I'm just a humble engineer but have done a lot of pH testing on my own display. Baseline was night-day swing of 7.8 to 8.2ish. Alk of approx 8.5. Outside air CO2 is 350-450 ppm, inside 400 to 1000 ppm. My skimmer is a Simplicity 240DC, total display volume ~120gal. I have two pH probes (Apex and Milwaukee) and calibrate them monthly.

  • Running a skimmer pulling inside air had no significant impact on pH.
  • Running a skimmer that pulls outside air had a detectable but modest increase in nightime pH, the nightime minimum increased to approx 7.9
  • Running skimmer air intake through about 3ft of 2in PVC pipe filled with soda lime had a very significant impact on pH, and I was able to "peg" pH at ~8.3 all night long. It worked both using inside or outside air. Doing it in a "recirculating" setup allowed my soda lime to last 2 or 3 times longer. However even in recirculating mode, the soda lime was eventually consumed and then stopped working. I decided this way was not cost-effective for me.
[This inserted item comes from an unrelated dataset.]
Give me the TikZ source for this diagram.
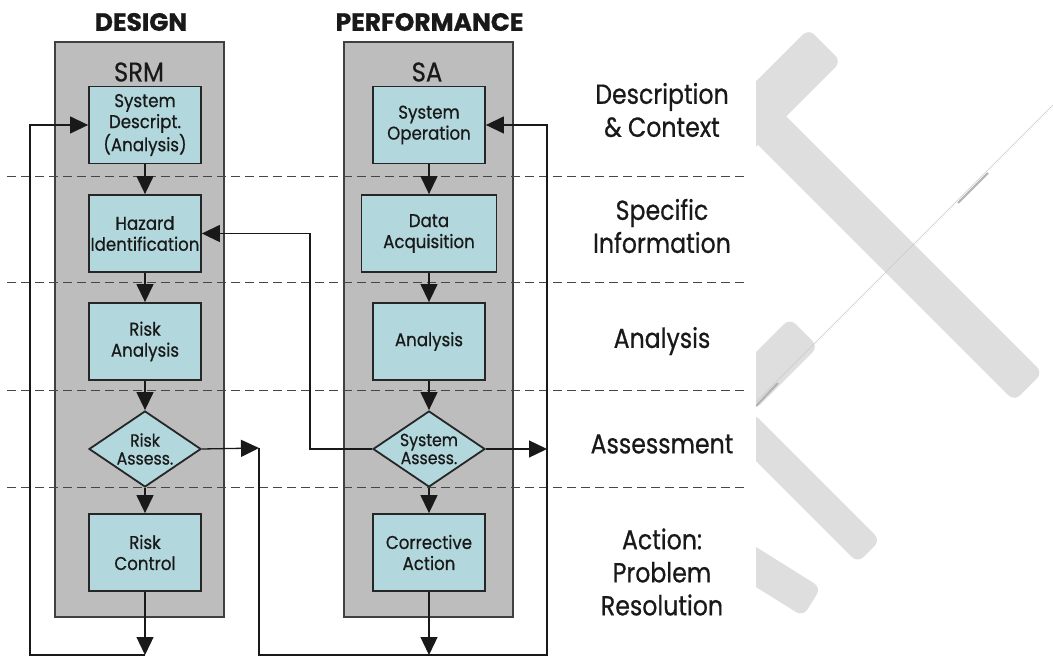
\documentclass[tikz,border=0pt]{standalone}
\usepackage{fontspec}
\setmainfont{Poppins}
\newfontfamily\sidefam[FakeStretch=0.86,FakeBold=0.6]{Poppins}
\newfontfamily\boxfam[FakeStretch=0.9,FakeBold=0.6]{Poppins}
\newfontfamily\headfam[BoldFeatures={FakeBold=0.8}]{Poppins}
\usetikzlibrary{arrows.meta,calc,shapes.geometric}
\definecolor{panelgray}{RGB}{189,189,189}
\definecolor{boxblue}{RGB}{178,216,221}
\definecolor{bandgray}{RGB}{222,222,222}
\definecolor{dashgray}{RGB}{70,70,70}
\definecolor{inkc}{RGB}{25,25,25}
\newcommand{\boxfont}{\boxfam\fontsize{18.5}{21}\selectfont}
\newcommand{\diafont}{\boxfam\fontsize{17.5}{18}\selectfont}
\newcommand{\sidefont}{\sidefam\fontsize{27.5}{33}\selectfont}
\newcommand{\headfont}{\headfam\fontsize{25}{28}\selectfont\bfseries}
\newcommand{\panelfont}{\boxfam\fontsize{27}{30}\selectfont}
\begin{document}
\begin{tikzpicture}[x=1pt,y=-1pt,
  panel/.style={draw=black!75, line width=1.5pt, fill=panelgray},
  stepbox/.style={draw=black!85, line width=1.8pt, fill=boxblue, minimum width=112pt,
    minimum height=77pt, align=center, inner sep=0pt, font=\boxfont, text=inkc},
  decision/.style={draw=black!85, line width=1.8pt, fill=boxblue, diamond,
    minimum width=112pt, minimum height=76pt, inner sep=0pt},
  dialabel/.style={align=center, font=\diafont, text=inkc, inner sep=0pt},
  flow/.style={draw=black!90, line width=1.3pt, -{Triangle[length=18pt,width=17pt]}},
  sepline/.style={draw=dashgray, line width=1pt, dash pattern=on 9pt off 5pt},
  sidelabel/.style={align=center, font=\sidefont, text=inkc, inner sep=0pt},
  band/.style={fill=bandgray, rounded corners=8pt}
]
\useasboundingbox (0,0) rectangle (1053,660);
\fill[white] (0,0) rectangle (1053,660);

% light grey strokes at the right
\begin{scope}
\clip (756,0) rectangle (1053,660);
\begin{scope}[shift={(772.5,97.5)}, rotate=45]
  \fill[band] (-60,-23) rectangle (74,23);
\end{scope}
\begin{scope}[shift={(772.5,131)}, rotate=-45]
  \fill[band] (-40,-20) rectangle (362,20);
\end{scope}
\begin{scope}[shift={(804,332.5)}, rotate=45]
  \fill[band] (-90,-20) rectangle (0,20);
\end{scope}
\begin{scope}[shift={(869,551.5)}, rotate=-45]
  \fill[band] (-180,-16) rectangle (0,16);
\end{scope}
\begin{scope}[shift={(812,602)}, rotate=-32]
  \fill[band] (-100,-17) rectangle (0,17);
\end{scope}
\draw[black!22, line width=0.6pt] (1053,105) -- (756,402);
\draw[black!30, line width=2pt] (958,203) -- (988,173);
\draw[black!30, line width=2pt] (756,406) -- (778,383);
\end{scope}

% headings
\node[font=\headfont, text=inkc] (hdesign) at (141,22) {DESIGN};
\node[font=\headfont, text=inkc] (hperf) at (429.5,22) {PERFORMANCE};

% panels
\path[panel] (55,42) rectangle (224,617);
\path[panel] (344,42) rectangle (513,617);
\node[font=\panelfont, text=inkc] (srm) at (139,72) {SRM};
\node[font=\panelfont, text=inkc] (sa) at (427,72) {SA};

% separators
\draw[sepline] (7,177) -- (747,177);
\draw[sepline] (7,283) -- (747,283);
\draw[sepline] (7,391) -- (747,391);
\draw[sepline] (7,487) -- (747,487);

% left column
\node[stepbox] (sdL) at (145,125) {System\\Descript.\\(Analysis)};
\node[stepbox] (hzL) at (145,233.5) {Hazard\\Identification};
\node[stepbox] (raL) at (145,341.5) {Risk\\Analysis};
\node[decision] (diaL) at (145,449) {};
\node[dialabel] (diaLt) at (145,449) {Risk\\Assess.};
\node[stepbox] (rcL) at (145,552.5) {Risk\\Control};

% right column
\node[stepbox] (opR) at (429,125) {System\\Operation};
\node[stepbox, minimum width=135pt] (daR) at (429,233.5) {Data\\Acquisition};
\node[stepbox] (anR) at (429,341.5) {Analysis};
\node[decision] (diaR) at (429,449) {};
\node[dialabel] (diaRt) at (429,449) {System\\Assess.};
\node[stepbox] (caR) at (429,552.5) {Corrective\\Action};

% side labels
\node[sidelabel] (l1) at (662,110) {Description\\\&~Context};
\node[sidelabel] (l2) at (662,226) {Specific\\Information};
\node[sidelabel] (l3) at (662,341) {Analysis};
\node[sidelabel] (l4) at (662,444) {Assessment};
\node[sidelabel] (l5) at (662,572) {Action:\\Problem\\Resolution};

% coordinates for connector ends
\coordinate (bL) at (145,655);
\coordinate (loopL) at (30,655);
\coordinate (aL) at (259,448);
\coordinate (brc) at (547,655);
\coordinate (aR) at (547,449);
\coordinate (bR) at (429,655);
\coordinate (fb) at (310,449);

% vertical flow
\draw[flow] (sdL) -- (hzL);
\draw[flow] (hzL) -- (raL);
\draw[flow] (raL) -- (diaL);
\draw[flow] (diaL) -- (rcL);
\draw[flow] (opR) -- (daR);
\draw[flow] (daR) -- (anR);
\draw[flow] (anR) -- (diaR);
\draw[flow] (diaR) -- (caR);

% outputs and loops
\draw[flow] (rcL.south) -- (bL);
\draw[flow] (bL) -- (loopL) |- (sdL.west);
\draw[flow] (diaL.east) -- (aL);
\draw[flow] (aL) |- (brc) |- (opR.east);
\draw[flow] (caR.south) -- (bR);
\draw[flow] (diaR.east) -- (aR);
\draw[flow] (diaR.west) -- (fb) |- (hzL.east);
\end{tikzpicture}
\end{document}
  • Using a powerful air pump placed outside (rated for 80lpm) to force more outside air into the skimmer increased nightime minimum pH to almost 8.0
  • Using the same 80lpm air pump outside with large Pentaire airstones placed in a covered sump I am able to peg pH at ~8.3 all night. This is the most cost-effective method that I've found.

Hope this helps.
80lpm is a lot! How big is the tank?